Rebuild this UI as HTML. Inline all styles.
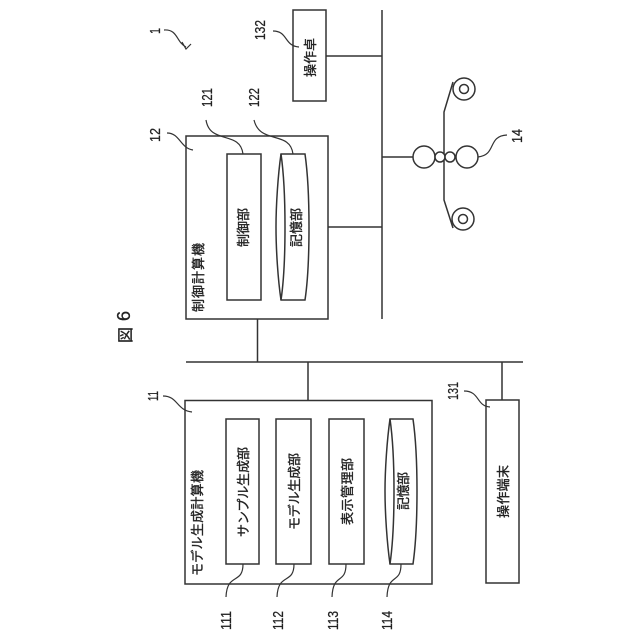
<!DOCTYPE html>
<html><head><meta charset="utf-8"><style>
html,body{margin:0;padding:0;background:#fff}
svg{display:block}
text{font-family:"Liberation Sans","Noto Sans CJK JP",sans-serif;fill:#222}
.j{font-size:13px;stroke:#222;stroke-width:.35}
.n{font-size:15px;stroke:#222;stroke-width:.25}
.s{fill:#fff;stroke:#333;stroke-width:1.5}
.l{fill:none;stroke:#333;stroke-width:1.5}
.t{fill:none;stroke:#333;stroke-width:1.2}
</style></head><body>
<svg width="640" height="640" viewBox="0 0 640 640" xmlns="http://www.w3.org/2000/svg">
<g style="filter:blur(.3px)">
<!-- buses -->
<path class="l" d="M382 10V319M186 362H523M257.500 319V362M308 362V400M502 362V400M326 56H382M328 227H382M382 157H413"/>
<!-- boxes -->
<rect class="s" x="186" y="136" width="142" height="183"/>
<rect class="s" x="227" y="154" width="34" height="146"/>
<rect class="s" x="293" y="10" width="33" height="91"/>
<rect class="s" x="185" y="400.500" width="247" height="183.500"/>
<rect class="s" x="226" y="419" width="33" height="145"/>
<rect class="s" x="276" y="419" width="35" height="145"/>
<rect class="s" x="329" y="419" width="35" height="145"/>
<rect class="s" x="486" y="400" width="33" height="183"/>
<!-- cylinders -->
<path class="s" d="M281 154H305C308 175 309 205 309 227C309 250 308 280 305 300H281C278 280 276 250 276 227C276 205 278 175 281 154Z"/>
<path class="l" d="M281 154C284 175 285 205 285 227C285 250 284 280 281 300"/>
<path class="s" d="M390 419H413C416 440 417 470 417 491C417 513 416 543 413 564H390C387 543 385 513 385 491C385 470 387 440 390 419Z"/>
<path class="l" d="M390 419C393 440 394 470 394 491C394 513 393 543 390 564"/>
<!-- rollers -->
<path class="l" d="M453 82L444 112V200L453 228"/>
<circle class="s" cx="424" cy="157" r="11"/>
<circle class="s" cx="467" cy="157" r="11"/>
<circle class="s" cx="440" cy="157" r="5"/>
<circle class="s" cx="450" cy="157" r="5"/>
<circle class="s" cx="464" cy="89" r="11"/>
<circle class="s" cx="464" cy="89" r="4.500"/>
<circle class="s" cx="463" cy="219" r="11"/>
<circle class="s" cx="463" cy="219" r="4.500"/>
<!-- leaders -->
<path class="t" d="M478 157C497 155 487 136 507 135"/>
<path class="t" d="M164 30C178 29 176 42 186 47M182 42L186 49L191 44"/>
<path class="t" d="M167 133C180 133 180 148 193 150"/>
<path class="t" d="M206 120C210 145 240 130 243 154"/>
<path class="t" d="M254 120C260 145 290 130 293 154"/>
<path class="t" d="M273 31C288 31 284 46 299 47"/>
<path class="t" d="M163 396C178 396 176 410 192 412"/>
<path class="t" d="M243 564C243 585 227 572 226 597"/>
<path class="t" d="M294 564C294 585 278 572 277 597"/>
<path class="t" d="M346 564C346 585 333 572 332 597"/>
<path class="t" d="M401 564C401 585 388 572 387 597"/>
<path class="t" d="M464 391C480 391 476 406 490 407"/>
<!-- Japanese labels -->
<text class="j" transform="translate(203,312) rotate(-90)" textLength="69">制御計算機</text>
<text class="j" transform="translate(248,247) rotate(-90)" textLength="39">制御部</text>
<text class="j" transform="translate(301,247) rotate(-90)" textLength="39">記憶部</text>
<text class="j" transform="translate(315,77) rotate(-90)" textLength="39">操作卓</text>
<text class="j" transform="translate(202,576) rotate(-90)" textLength="106">モデル生成計算機</text>
<text class="j" transform="translate(248,537) rotate(-90)" textLength="90">サンプル生成部</text>
<text class="j" transform="translate(299,530) rotate(-90)" textLength="77">モデル生成部</text>
<text class="j" transform="translate(352,525) rotate(-90)" textLength="67">表示管理部</text>
<text class="j" transform="translate(408,510) rotate(-90)" textLength="38">記憶部</text>
<text class="j" transform="translate(508,518) rotate(-90)" textLength="53">操作端末</text>
<text transform="translate(131,343) rotate(-90)" style="font-size:16px;stroke:#222;stroke-width:.3">図</text>
<text transform="translate(130,321) rotate(-90)" style="font-size:18px;stroke:#222;stroke-width:.3">6</text>
<!-- numerals -->
<text class="n" transform="translate(160,34) rotate(-90)" textLength="6" lengthAdjust="spacingAndGlyphs">1</text>
<text class="n" transform="translate(160,142) rotate(-90)" textLength="14" lengthAdjust="spacingAndGlyphs">12</text>
<text class="n" transform="translate(212,107) rotate(-90)" textLength="19" lengthAdjust="spacingAndGlyphs">121</text>
<text class="n" transform="translate(259,107) rotate(-90)" textLength="19" lengthAdjust="spacingAndGlyphs">122</text>
<text class="n" transform="translate(265,40) rotate(-90)" textLength="20" lengthAdjust="spacingAndGlyphs">132</text>
<text class="n" transform="translate(158,401) rotate(-90)" textLength="10" lengthAdjust="spacingAndGlyphs">11</text>
<text class="n" transform="translate(231,630) rotate(-90)" textLength="19" lengthAdjust="spacingAndGlyphs">111</text>
<text class="n" transform="translate(283,630) rotate(-90)" textLength="19" lengthAdjust="spacingAndGlyphs">112</text>
<text class="n" transform="translate(338,630) rotate(-90)" textLength="19" lengthAdjust="spacingAndGlyphs">113</text>
<text class="n" transform="translate(392,630) rotate(-90)" textLength="19" lengthAdjust="spacingAndGlyphs">114</text>
<text class="n" transform="translate(458,400) rotate(-90)" textLength="18" lengthAdjust="spacingAndGlyphs">131</text>
<text class="n" transform="translate(522,143) rotate(-90)" textLength="14" lengthAdjust="spacingAndGlyphs">14</text>
</g>
</svg>
</body></html>
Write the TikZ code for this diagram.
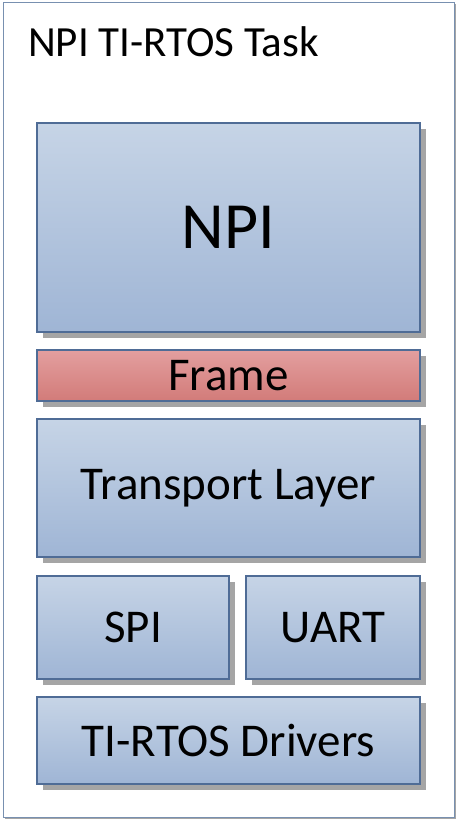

» Exercise:
Every entry above is to be set down exactly; the pictures are to be left out.

» Task response:
Rebuild this UI as HTML. Inline all styles.
<!DOCTYPE html>
<html><head><meta charset="utf-8"><style>
html,body{margin:0;padding:0;background:#fff}
svg{display:block}
text{font-family:"Liberation Sans","Noto Sans CJK JP",sans-serif;fill:#222}
.j{font-size:13px;stroke:#222;stroke-width:.35}
.n{font-size:15px;stroke:#222;stroke-width:.25}
.s{fill:#fff;stroke:#333;stroke-width:1.5}
.l{fill:none;stroke:#333;stroke-width:1.5}
.t{fill:none;stroke:#333;stroke-width:1.2}
</style></head><body>
<svg width="640" height="640" viewBox="0 0 640 640" xmlns="http://www.w3.org/2000/svg">
<g style="filter:blur(.3px)">
<!-- buses -->
<path class="l" d="M382 10V319M186 362H523M257.500 319V362M308 362V400M502 362V400M326 56H382M328 227H382M382 157H413"/>
<!-- boxes -->
<rect class="s" x="186" y="136" width="142" height="183"/>
<rect class="s" x="227" y="154" width="34" height="146"/>
<rect class="s" x="293" y="10" width="33" height="91"/>
<rect class="s" x="185" y="400.500" width="247" height="183.500"/>
<rect class="s" x="226" y="419" width="33" height="145"/>
<rect class="s" x="276" y="419" width="35" height="145"/>
<rect class="s" x="329" y="419" width="35" height="145"/>
<rect class="s" x="486" y="400" width="33" height="183"/>
<!-- cylinders -->
<path class="s" d="M281 154H305C308 175 309 205 309 227C309 250 308 280 305 300H281C278 280 276 250 276 227C276 205 278 175 281 154Z"/>
<path class="l" d="M281 154C284 175 285 205 285 227C285 250 284 280 281 300"/>
<path class="s" d="M390 419H413C416 440 417 470 417 491C417 513 416 543 413 564H390C387 543 385 513 385 491C385 470 387 440 390 419Z"/>
<path class="l" d="M390 419C393 440 394 470 394 491C394 513 393 543 390 564"/>
<!-- rollers -->
<path class="l" d="M453 82L444 112V200L453 228"/>
<circle class="s" cx="424" cy="157" r="11"/>
<circle class="s" cx="467" cy="157" r="11"/>
<circle class="s" cx="440" cy="157" r="5"/>
<circle class="s" cx="450" cy="157" r="5"/>
<circle class="s" cx="464" cy="89" r="11"/>
<circle class="s" cx="464" cy="89" r="4.500"/>
<circle class="s" cx="463" cy="219" r="11"/>
<circle class="s" cx="463" cy="219" r="4.500"/>
<!-- leaders -->
<path class="t" d="M478 157C497 155 487 136 507 135"/>
<path class="t" d="M164 30C178 29 176 42 186 47M182 42L186 49L191 44"/>
<path class="t" d="M167 133C180 133 180 148 193 150"/>
<path class="t" d="M206 120C210 145 240 130 243 154"/>
<path class="t" d="M254 120C260 145 290 130 293 154"/>
<path class="t" d="M273 31C288 31 284 46 299 47"/>
<path class="t" d="M163 396C178 396 176 410 192 412"/>
<path class="t" d="M243 564C243 585 227 572 226 597"/>
<path class="t" d="M294 564C294 585 278 572 277 597"/>
<path class="t" d="M346 564C346 585 333 572 332 597"/>
<path class="t" d="M401 564C401 585 388 572 387 597"/>
<path class="t" d="M464 391C480 391 476 406 490 407"/>
<!-- Japanese labels -->
<text class="j" transform="translate(203,312) rotate(-90)" textLength="69">制御計算機</text>
<text class="j" transform="translate(248,247) rotate(-90)" textLength="39">制御部</text>
<text class="j" transform="translate(301,247) rotate(-90)" textLength="39">記憶部</text>
<text class="j" transform="translate(315,77) rotate(-90)" textLength="39">操作卓</text>
<text class="j" transform="translate(202,576) rotate(-90)" textLength="106">モデル生成計算機</text>
<text class="j" transform="translate(248,537) rotate(-90)" textLength="90">サンプル生成部</text>
<text class="j" transform="translate(299,530) rotate(-90)" textLength="77">モデル生成部</text>
<text class="j" transform="translate(352,525) rotate(-90)" textLength="67">表示管理部</text>
<text class="j" transform="translate(408,510) rotate(-90)" textLength="38">記憶部</text>
<text class="j" transform="translate(508,518) rotate(-90)" textLength="53">操作端末</text>
<text transform="translate(131,343) rotate(-90)" style="font-size:16px;stroke:#222;stroke-width:.3">図</text>
<text transform="translate(130,321) rotate(-90)" style="font-size:18px;stroke:#222;stroke-width:.3">6</text>
<!-- numerals -->
<text class="n" transform="translate(160,34) rotate(-90)" textLength="6" lengthAdjust="spacingAndGlyphs">1</text>
<text class="n" transform="translate(160,142) rotate(-90)" textLength="14" lengthAdjust="spacingAndGlyphs">12</text>
<text class="n" transform="translate(212,107) rotate(-90)" textLength="19" lengthAdjust="spacingAndGlyphs">121</text>
<text class="n" transform="translate(259,107) rotate(-90)" textLength="19" lengthAdjust="spacingAndGlyphs">122</text>
<text class="n" transform="translate(265,40) rotate(-90)" textLength="20" lengthAdjust="spacingAndGlyphs">132</text>
<text class="n" transform="translate(158,401) rotate(-90)" textLength="10" lengthAdjust="spacingAndGlyphs">11</text>
<text class="n" transform="translate(231,630) rotate(-90)" textLength="19" lengthAdjust="spacingAndGlyphs">111</text>
<text class="n" transform="translate(283,630) rotate(-90)" textLength="19" lengthAdjust="spacingAndGlyphs">112</text>
<text class="n" transform="translate(338,630) rotate(-90)" textLength="19" lengthAdjust="spacingAndGlyphs">113</text>
<text class="n" transform="translate(392,630) rotate(-90)" textLength="19" lengthAdjust="spacingAndGlyphs">114</text>
<text class="n" transform="translate(458,400) rotate(-90)" textLength="18" lengthAdjust="spacingAndGlyphs">131</text>
<text class="n" transform="translate(522,143) rotate(-90)" textLength="14" lengthAdjust="spacingAndGlyphs">14</text>
</g>
</svg>
</body></html>
Write the TikZ code for this diagram.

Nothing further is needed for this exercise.